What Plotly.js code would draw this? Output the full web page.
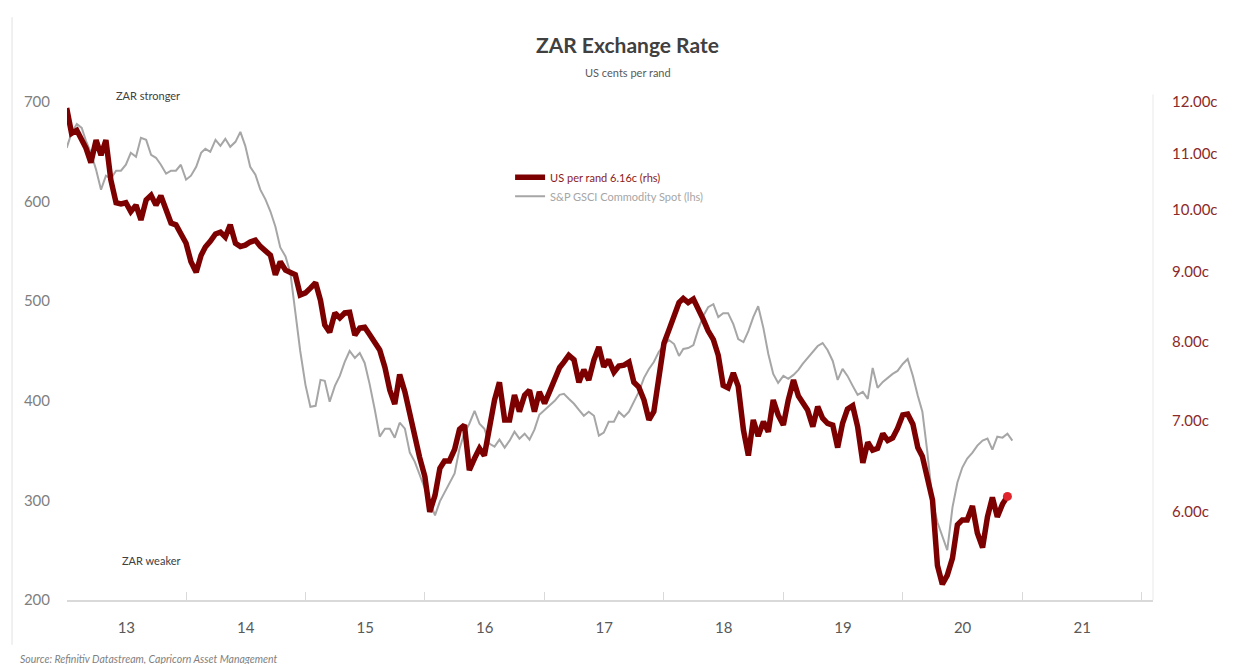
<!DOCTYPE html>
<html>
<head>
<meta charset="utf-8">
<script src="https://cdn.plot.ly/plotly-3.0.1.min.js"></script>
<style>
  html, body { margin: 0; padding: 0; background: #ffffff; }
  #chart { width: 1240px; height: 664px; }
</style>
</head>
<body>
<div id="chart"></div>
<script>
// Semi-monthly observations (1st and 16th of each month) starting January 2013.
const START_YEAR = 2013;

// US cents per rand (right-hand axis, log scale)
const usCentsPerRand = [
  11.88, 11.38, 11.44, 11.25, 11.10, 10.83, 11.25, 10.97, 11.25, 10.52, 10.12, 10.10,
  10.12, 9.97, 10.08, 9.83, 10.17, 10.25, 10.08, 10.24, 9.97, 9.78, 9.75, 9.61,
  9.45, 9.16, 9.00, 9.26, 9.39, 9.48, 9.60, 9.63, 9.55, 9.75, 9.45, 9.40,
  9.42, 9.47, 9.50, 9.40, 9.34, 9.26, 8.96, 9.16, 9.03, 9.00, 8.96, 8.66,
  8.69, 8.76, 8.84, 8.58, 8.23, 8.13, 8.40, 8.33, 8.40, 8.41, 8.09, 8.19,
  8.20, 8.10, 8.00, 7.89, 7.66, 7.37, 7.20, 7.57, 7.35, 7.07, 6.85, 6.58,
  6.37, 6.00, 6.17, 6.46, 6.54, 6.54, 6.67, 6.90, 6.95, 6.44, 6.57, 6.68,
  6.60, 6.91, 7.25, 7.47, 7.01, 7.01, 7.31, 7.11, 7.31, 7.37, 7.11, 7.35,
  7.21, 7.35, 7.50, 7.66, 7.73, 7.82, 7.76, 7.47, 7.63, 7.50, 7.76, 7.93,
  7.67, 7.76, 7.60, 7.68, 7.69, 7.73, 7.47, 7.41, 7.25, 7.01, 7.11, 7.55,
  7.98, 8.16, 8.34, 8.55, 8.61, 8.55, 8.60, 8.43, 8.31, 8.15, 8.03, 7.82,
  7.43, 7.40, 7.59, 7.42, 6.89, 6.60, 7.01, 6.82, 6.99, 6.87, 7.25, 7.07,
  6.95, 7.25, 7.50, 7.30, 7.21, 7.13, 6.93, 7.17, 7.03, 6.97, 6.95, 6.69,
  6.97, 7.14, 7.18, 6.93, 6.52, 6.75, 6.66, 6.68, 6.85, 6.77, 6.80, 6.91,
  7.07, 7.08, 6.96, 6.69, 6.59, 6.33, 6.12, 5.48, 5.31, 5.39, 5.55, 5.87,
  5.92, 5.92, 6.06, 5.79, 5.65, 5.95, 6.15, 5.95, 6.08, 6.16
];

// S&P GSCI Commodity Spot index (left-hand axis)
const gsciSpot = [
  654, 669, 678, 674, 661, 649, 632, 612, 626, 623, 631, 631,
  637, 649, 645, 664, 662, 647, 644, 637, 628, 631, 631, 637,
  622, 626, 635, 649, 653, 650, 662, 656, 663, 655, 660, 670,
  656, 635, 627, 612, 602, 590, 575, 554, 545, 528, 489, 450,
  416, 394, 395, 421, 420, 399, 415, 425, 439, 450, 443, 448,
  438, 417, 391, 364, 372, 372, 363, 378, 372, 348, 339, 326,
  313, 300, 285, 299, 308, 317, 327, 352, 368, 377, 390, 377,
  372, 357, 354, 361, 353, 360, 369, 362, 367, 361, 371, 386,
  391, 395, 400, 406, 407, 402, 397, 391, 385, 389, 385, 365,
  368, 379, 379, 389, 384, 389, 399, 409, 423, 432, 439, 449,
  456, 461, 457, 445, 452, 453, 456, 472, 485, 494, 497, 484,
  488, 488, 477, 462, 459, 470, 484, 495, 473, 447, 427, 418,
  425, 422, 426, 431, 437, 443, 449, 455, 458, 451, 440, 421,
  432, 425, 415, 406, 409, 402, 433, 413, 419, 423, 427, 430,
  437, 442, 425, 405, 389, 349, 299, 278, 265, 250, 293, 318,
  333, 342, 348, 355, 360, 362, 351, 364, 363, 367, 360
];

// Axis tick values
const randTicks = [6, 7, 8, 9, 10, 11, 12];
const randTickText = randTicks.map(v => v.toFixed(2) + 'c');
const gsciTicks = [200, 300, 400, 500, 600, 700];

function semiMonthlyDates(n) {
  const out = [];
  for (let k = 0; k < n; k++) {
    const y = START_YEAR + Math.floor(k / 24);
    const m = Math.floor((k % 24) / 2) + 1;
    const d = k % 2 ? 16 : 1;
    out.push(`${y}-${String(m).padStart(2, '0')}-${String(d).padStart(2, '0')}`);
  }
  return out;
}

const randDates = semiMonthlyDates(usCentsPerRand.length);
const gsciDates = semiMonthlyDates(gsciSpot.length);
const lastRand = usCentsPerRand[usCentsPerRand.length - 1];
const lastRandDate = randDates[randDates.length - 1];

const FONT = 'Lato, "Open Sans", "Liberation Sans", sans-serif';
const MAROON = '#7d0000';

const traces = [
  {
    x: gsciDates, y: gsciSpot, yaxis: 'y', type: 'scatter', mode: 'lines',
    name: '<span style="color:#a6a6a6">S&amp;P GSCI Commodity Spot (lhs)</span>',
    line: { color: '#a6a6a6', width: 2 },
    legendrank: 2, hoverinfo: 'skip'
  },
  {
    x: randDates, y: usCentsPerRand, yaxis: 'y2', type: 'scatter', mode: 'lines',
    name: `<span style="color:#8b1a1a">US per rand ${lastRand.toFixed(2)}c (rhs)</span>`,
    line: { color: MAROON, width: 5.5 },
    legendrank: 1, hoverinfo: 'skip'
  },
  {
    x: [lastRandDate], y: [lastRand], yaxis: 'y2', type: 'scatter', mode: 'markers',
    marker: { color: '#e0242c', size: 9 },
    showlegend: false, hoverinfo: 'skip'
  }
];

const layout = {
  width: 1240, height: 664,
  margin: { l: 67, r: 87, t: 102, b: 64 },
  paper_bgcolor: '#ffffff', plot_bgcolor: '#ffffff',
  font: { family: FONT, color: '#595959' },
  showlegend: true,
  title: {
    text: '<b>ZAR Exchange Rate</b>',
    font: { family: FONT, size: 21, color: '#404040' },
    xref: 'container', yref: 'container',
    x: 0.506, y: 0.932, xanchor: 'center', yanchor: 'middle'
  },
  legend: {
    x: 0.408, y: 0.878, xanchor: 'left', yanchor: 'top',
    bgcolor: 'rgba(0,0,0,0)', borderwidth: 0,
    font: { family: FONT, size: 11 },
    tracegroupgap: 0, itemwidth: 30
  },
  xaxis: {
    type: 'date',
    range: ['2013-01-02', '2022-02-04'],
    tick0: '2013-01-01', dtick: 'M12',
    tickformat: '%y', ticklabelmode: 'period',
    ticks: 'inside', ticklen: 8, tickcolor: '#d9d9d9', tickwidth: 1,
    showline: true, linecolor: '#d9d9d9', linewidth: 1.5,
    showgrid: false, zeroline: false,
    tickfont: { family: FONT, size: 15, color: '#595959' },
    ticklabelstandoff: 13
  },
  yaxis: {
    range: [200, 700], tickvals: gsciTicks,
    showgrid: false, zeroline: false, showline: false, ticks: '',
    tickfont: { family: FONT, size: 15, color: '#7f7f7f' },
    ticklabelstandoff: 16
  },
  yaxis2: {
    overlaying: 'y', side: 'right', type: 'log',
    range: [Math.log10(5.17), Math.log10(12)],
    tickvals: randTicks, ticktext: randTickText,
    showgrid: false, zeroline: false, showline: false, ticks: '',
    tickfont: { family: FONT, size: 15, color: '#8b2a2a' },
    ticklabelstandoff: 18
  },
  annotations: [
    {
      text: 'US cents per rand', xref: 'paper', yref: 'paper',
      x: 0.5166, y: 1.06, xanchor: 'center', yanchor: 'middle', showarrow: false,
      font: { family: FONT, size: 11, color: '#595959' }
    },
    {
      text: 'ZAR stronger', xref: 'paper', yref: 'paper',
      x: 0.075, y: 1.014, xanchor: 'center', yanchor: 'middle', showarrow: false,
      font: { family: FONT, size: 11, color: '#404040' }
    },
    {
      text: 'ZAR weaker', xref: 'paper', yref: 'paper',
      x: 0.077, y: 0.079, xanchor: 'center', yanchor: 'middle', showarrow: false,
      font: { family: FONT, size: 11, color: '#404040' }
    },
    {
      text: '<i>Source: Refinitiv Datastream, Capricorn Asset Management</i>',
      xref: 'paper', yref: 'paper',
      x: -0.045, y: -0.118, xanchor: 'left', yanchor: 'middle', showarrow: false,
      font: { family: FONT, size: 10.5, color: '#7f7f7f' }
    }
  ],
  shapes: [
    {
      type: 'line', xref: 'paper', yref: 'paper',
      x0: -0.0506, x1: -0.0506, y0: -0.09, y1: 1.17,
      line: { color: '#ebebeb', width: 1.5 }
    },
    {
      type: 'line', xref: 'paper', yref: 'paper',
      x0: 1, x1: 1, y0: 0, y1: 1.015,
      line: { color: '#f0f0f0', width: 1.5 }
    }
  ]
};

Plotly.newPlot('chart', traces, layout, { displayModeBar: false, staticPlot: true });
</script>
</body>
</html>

· · ·

*WORK TO BE COMPLETED*
Exactly as they appear, print the lines of the listing above from its first line through the line that contains "const START_YEAR = 2013;", minus the pictures.

*EXERCISE ANSWER*
What Plotly.js code would draw this? Output the full web page.
<!DOCTYPE html>
<html>
<head>
<meta charset="utf-8">
<script src="https://cdn.plot.ly/plotly-3.0.1.min.js"></script>
<style>
  html, body { margin: 0; padding: 0; background: #ffffff; }
  #chart { width: 1240px; height: 664px; }
</style>
</head>
<body>
<div id="chart"></div>
<script>
// Semi-monthly observations (1st and 16th of each month) starting January 2013.
const START_YEAR = 2013;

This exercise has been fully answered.